Embora a Espanha seja
considerada pela Comissão
Europeia modelo de integração de ciganos, o grupo é ainda o mais discriminado no
país, segundo o Centro de Investigações Sociológicas.
"Aqui [na Igreja Universal]
não nos sentimos discriminados, e eles ainda nos ajudam", afirma Mhiaela.
"Indo à igreja, eles são vistos como bons cidadãos, que
não provocam desordem, e
isso evita expulsões como as
da França, ligadas a mau-
-comportamento", afirma o
catedrático do Centro de Migração e Racismo da Universidade Complutense de Madri, Tomas Calvo, ex-membro da Comissão Interministerial para Ciganos.
"Essas igrejas também intervêm em casos de ciganos
romenos que não têm documentação nem de seu país".
Isso explica, para ele, o interesse de ciganos que não tinham religião ou frequentavam a Igreja católica, tradicional aliada do grupo na Espanha, pelas evangélicas.
Na paróquia de Santo Domingo de la Calzada, única
igreja de Valdemindoguez, a
maior concentração de ciganos romenos em Madri, já se
nota a baixa. "Agora eles
vêm para pedir ajuda, mas
vão ao serviço das evangélicas", afirma Paco Pascual,
funcionário da paróquia.
"Nas evangélicas, eles se
sentem mais próximos, podem até ser pastores", declara Tomás Calvo.
É o caso de Antonio Juanbreva, 68: "Virei pastor e toda minha família já se converteu. Quase todas as famílias fizeram o mesmo".
NOVOS FIÉIS
Atualmente, há nichos de
evangelização de ciganos
também na França, Portugal,
Suécia e Finlândia, mas o
mais forte deles é na Espanha, segundo Manuela Cantón, que pesquisa a evangelização de ciganos no país.
A principal representante
desse crescente movimento é
a Igreja de Filadélfia, ramificação protestante criada na
década de 1960 pelos próprios ciganos. "A Igreja de Filadelfia está permitindo a organização política dos ciganos", afirma Cantón, que escreveu o livro "Ciganos Pentecostais: um olhar antropológico sobre a Igreja Filadelfia na Andaluzia".
"Quase todo mundo que
conheço está na Filadelfia",
conta a cigana Anara Montoya, 42, cuja família foi uma
das primeiras na igreja, há
cerca de 20 anos.
Mas os templos latino-
-americanos também têm angariado fiéis ciganos, caso da
Igreja Universal do Reino de
Deus de Madri. "Eles vinham
nos dias em que distribuíamos comida. Mas agora já
frequentam mais", diz à Folha o pastor Roberto Braga.

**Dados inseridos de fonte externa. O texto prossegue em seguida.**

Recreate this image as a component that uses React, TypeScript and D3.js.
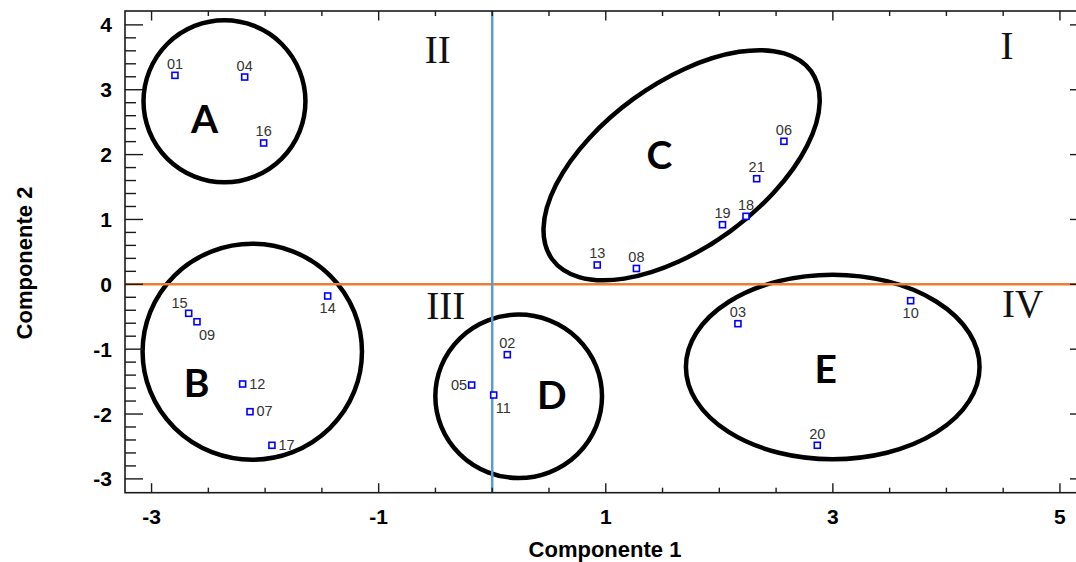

Os efeitos da evangelização dos ciganos na Espanha
ainda dividem opiniões. "O
problema é que não são organizações laicas", declara a
ministra de Saúde e Políticas
Sociais (que concentra as políticas para ciganos), Trinidad Jiménez.
Já o ministro de Educação,
Ángel Cabilondo, avalia as
igrejas pentecostais como
"espaços positivos". Ele revelou à Folha que planeja
parcerias com elas.
Os pesquisadores Tomás
Calvo e Manuela Cantón
veem no movimento uma
chance de reinserção dos ciganos na sociedade.
"Para mim, isso marginaliza os ciganos, segrega", afirmou o presidente da Fundação Secretariado Ciganos da Espanha, Pedro Puente.